I'm generally a 2D guy like many wargamers. Not familiar with Tabletopia. I picked up Vassal because I wanted to be able to play a fantasy wargame, viewed some youtube videos on it and discovered it wasn't too different from creating web-based training programs (something I used to do for a living).
In vassal, you'd represent the pieces with flat counters, and when you mouse over them, it "zooms" the stack so you can see its contents. I suspect it takes less talent to produce something with Vassal though it won't be 3D. I personally find 2D easier to analyze ... for example watching a Chess game in 2D vs 3D, it's easier to identify everything in 2D. As an example, on a whim this weekend I threw together a Vassal module for "Trippples" and it took about 5 hours (8x8 board with some checkers, 4 translucent playing pieces and a set of 48 square tiles with all permutations of 3 arrows pointing in different directions).

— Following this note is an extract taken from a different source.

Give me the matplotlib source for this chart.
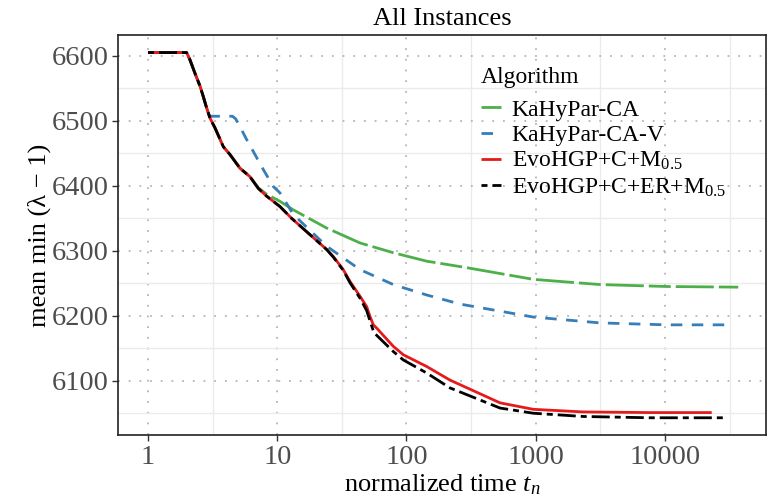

https://boardgamegeek.com/video/264913/ ... les-review
I was thinking that I'd check out the Conquest tool and see if I could just throw in the graphics into Vassal, map the spaces so that you can generate logging messages as pieces move from one space to the next, and a few add-ons (e.g. a counter for moves left, shortcuts to remove captured pieces, marker to show where a capture occurred for signaling recapture).